- [EXERCISE OBJECTIVE]
Among the entries that follow, locate the line with "Output the web" and the line with "28.4, 34.3, 40.5];". Output those lines and all lines in between, exactly, minus the pictures.

- [RECORDS FOR THE EXERCISE]
....

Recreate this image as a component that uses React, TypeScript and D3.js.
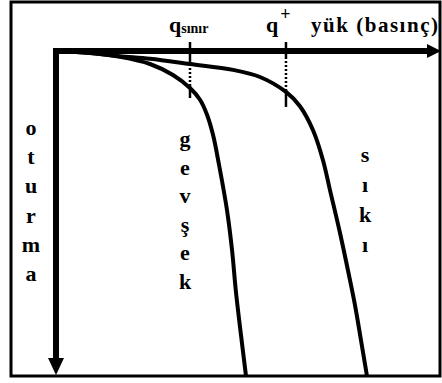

....

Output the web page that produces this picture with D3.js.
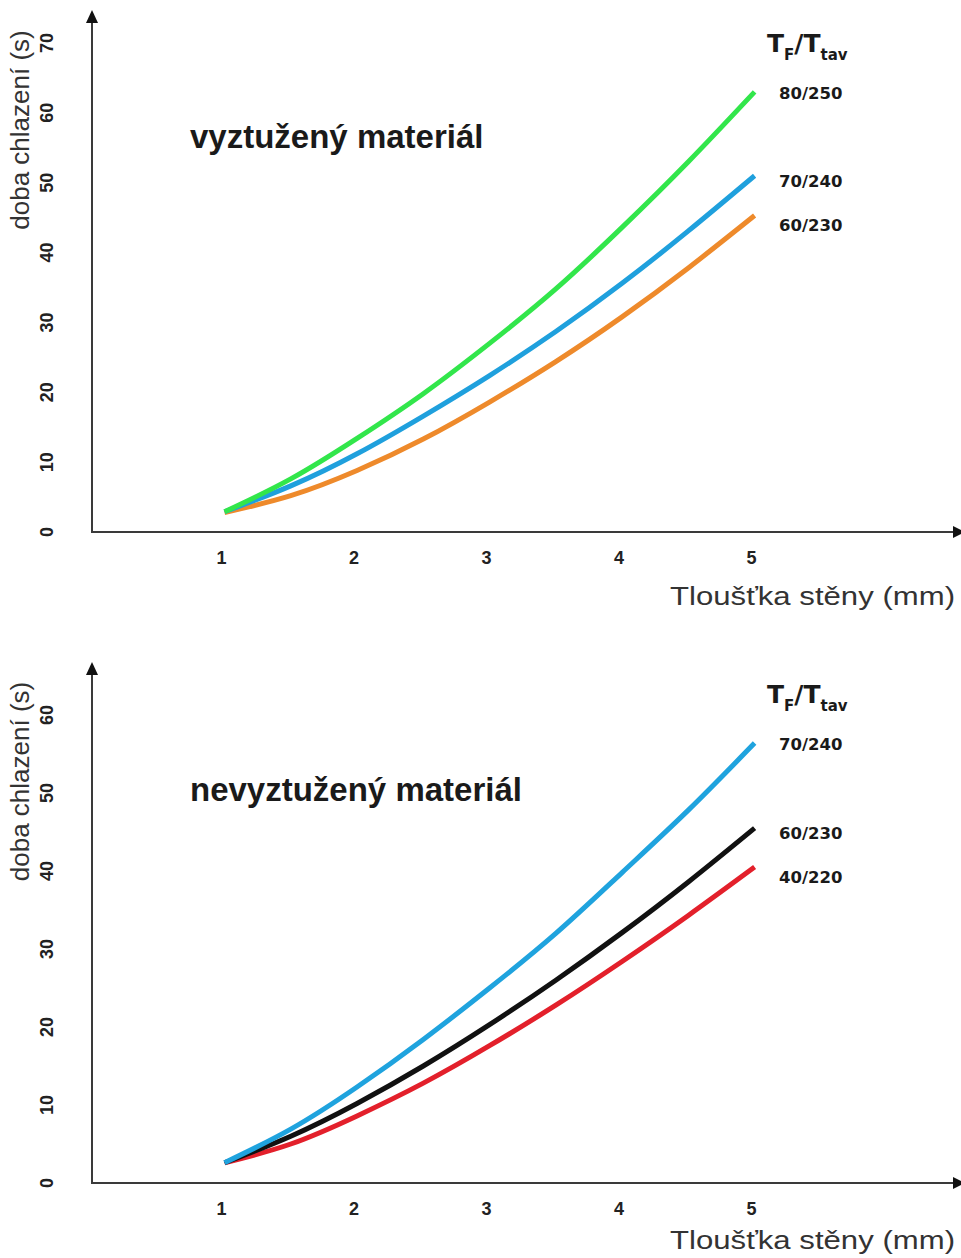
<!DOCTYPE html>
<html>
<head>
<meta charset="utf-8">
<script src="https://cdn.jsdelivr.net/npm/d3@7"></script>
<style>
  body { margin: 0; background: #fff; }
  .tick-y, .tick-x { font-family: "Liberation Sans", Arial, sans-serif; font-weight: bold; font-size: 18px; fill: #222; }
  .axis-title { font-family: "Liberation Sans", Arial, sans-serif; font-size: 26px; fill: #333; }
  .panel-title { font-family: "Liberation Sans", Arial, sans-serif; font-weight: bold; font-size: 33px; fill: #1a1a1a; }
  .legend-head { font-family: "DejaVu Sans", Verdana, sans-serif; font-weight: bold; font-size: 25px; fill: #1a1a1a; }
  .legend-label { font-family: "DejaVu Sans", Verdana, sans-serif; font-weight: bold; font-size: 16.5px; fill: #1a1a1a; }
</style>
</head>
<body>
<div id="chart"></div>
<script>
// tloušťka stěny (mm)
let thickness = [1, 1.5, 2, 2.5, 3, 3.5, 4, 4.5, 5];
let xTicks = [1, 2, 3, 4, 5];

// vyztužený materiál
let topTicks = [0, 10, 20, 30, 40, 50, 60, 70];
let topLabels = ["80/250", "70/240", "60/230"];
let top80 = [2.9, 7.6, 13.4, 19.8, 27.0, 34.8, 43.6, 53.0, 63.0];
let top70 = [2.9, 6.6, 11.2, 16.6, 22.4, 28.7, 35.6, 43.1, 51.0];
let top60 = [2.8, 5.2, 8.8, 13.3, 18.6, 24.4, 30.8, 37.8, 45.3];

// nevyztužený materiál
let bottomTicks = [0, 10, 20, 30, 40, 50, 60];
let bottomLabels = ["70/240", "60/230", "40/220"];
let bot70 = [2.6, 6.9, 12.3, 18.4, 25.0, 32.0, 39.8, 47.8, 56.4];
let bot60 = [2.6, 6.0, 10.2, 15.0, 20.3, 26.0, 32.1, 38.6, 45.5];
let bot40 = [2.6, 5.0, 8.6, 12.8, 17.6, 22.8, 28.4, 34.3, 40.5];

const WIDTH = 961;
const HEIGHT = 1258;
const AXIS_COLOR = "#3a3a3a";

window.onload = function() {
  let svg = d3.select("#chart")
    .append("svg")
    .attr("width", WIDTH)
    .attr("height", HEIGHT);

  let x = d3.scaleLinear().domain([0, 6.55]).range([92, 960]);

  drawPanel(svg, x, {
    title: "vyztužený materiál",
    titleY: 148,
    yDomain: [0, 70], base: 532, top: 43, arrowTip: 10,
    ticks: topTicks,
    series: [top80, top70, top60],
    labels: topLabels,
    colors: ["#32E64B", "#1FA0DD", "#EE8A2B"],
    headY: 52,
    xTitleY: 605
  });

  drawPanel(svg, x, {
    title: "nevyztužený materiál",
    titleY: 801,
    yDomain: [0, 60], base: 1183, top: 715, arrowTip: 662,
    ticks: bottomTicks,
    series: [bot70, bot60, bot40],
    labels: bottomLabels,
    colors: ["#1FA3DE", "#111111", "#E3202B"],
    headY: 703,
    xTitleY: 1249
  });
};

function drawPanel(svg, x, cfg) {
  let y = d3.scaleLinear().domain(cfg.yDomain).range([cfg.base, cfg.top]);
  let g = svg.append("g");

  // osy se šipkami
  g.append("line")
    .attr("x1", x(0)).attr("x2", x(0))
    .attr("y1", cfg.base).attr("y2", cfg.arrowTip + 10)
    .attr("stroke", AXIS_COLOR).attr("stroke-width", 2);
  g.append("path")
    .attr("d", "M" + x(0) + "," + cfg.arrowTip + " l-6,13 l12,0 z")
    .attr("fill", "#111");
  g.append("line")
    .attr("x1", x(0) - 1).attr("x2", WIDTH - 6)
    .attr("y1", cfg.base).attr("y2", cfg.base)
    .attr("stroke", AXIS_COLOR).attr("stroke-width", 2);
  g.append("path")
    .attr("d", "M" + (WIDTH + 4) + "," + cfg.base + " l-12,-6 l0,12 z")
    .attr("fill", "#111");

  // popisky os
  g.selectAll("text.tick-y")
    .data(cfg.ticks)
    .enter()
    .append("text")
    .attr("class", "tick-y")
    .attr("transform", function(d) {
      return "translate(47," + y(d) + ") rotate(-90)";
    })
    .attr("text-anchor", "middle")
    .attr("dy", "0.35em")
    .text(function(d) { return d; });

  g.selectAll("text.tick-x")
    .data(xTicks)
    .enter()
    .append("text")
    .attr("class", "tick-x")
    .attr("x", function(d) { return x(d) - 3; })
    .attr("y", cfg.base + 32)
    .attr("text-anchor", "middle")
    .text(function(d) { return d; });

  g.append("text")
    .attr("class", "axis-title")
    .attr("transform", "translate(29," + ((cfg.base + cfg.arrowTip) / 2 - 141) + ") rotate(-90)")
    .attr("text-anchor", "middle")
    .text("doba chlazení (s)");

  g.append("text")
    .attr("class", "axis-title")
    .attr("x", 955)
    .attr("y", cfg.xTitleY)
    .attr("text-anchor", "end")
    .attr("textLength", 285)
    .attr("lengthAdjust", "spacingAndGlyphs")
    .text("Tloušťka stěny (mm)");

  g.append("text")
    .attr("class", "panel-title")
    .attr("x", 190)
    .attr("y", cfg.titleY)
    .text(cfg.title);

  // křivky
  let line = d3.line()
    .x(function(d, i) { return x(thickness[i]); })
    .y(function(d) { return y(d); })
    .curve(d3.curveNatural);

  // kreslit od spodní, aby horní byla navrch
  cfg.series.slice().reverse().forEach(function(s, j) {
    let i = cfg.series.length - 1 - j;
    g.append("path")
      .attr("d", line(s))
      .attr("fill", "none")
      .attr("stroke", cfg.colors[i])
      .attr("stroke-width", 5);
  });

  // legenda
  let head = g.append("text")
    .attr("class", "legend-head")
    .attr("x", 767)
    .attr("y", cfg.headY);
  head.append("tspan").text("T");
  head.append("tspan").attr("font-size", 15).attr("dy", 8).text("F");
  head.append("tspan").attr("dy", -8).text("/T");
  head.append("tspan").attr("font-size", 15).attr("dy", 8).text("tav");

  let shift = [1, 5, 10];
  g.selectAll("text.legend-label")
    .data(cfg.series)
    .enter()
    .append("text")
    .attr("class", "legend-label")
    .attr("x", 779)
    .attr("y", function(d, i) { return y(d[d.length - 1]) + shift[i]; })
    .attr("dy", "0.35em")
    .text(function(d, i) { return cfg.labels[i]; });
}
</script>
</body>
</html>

....

- [TASK OUTPUT]
Output the web page that produces this picture with D3.js.
<!DOCTYPE html>
<html>
<head>
<meta charset="utf-8">
<script src="https://cdn.jsdelivr.net/npm/d3@7"></script>
<style>
  body { margin: 0; background: #fff; }
  .tick-y, .tick-x { font-family: "Liberation Sans", Arial, sans-serif; font-weight: bold; font-size: 18px; fill: #222; }
  .axis-title { font-family: "Liberation Sans", Arial, sans-serif; font-size: 26px; fill: #333; }
  .panel-title { font-family: "Liberation Sans", Arial, sans-serif; font-weight: bold; font-size: 33px; fill: #1a1a1a; }
  .legend-head { font-family: "DejaVu Sans", Verdana, sans-serif; font-weight: bold; font-size: 25px; fill: #1a1a1a; }
  .legend-label { font-family: "DejaVu Sans", Verdana, sans-serif; font-weight: bold; font-size: 16.5px; fill: #1a1a1a; }
</style>
</head>
<body>
<div id="chart"></div>
<script>
// tloušťka stěny (mm)
let thickness = [1, 1.5, 2, 2.5, 3, 3.5, 4, 4.5, 5];
let xTicks = [1, 2, 3, 4, 5];

// vyztužený materiál
let topTicks = [0, 10, 20, 30, 40, 50, 60, 70];
let topLabels = ["80/250", "70/240", "60/230"];
let top80 = [2.9, 7.6, 13.4, 19.8, 27.0, 34.8, 43.6, 53.0, 63.0];
let top70 = [2.9, 6.6, 11.2, 16.6, 22.4, 28.7, 35.6, 43.1, 51.0];
let top60 = [2.8, 5.2, 8.8, 13.3, 18.6, 24.4, 30.8, 37.8, 45.3];

// nevyztužený materiál
let bottomTicks = [0, 10, 20, 30, 40, 50, 60];
let bottomLabels = ["70/240", "60/230", "40/220"];
let bot70 = [2.6, 6.9, 12.3, 18.4, 25.0, 32.0, 39.8, 47.8, 56.4];
let bot60 = [2.6, 6.0, 10.2, 15.0, 20.3, 26.0, 32.1, 38.6, 45.5];
let bot40 = [2.6, 5.0, 8.6, 12.8, 17.6, 22.8, 28.4, 34.3, 40.5];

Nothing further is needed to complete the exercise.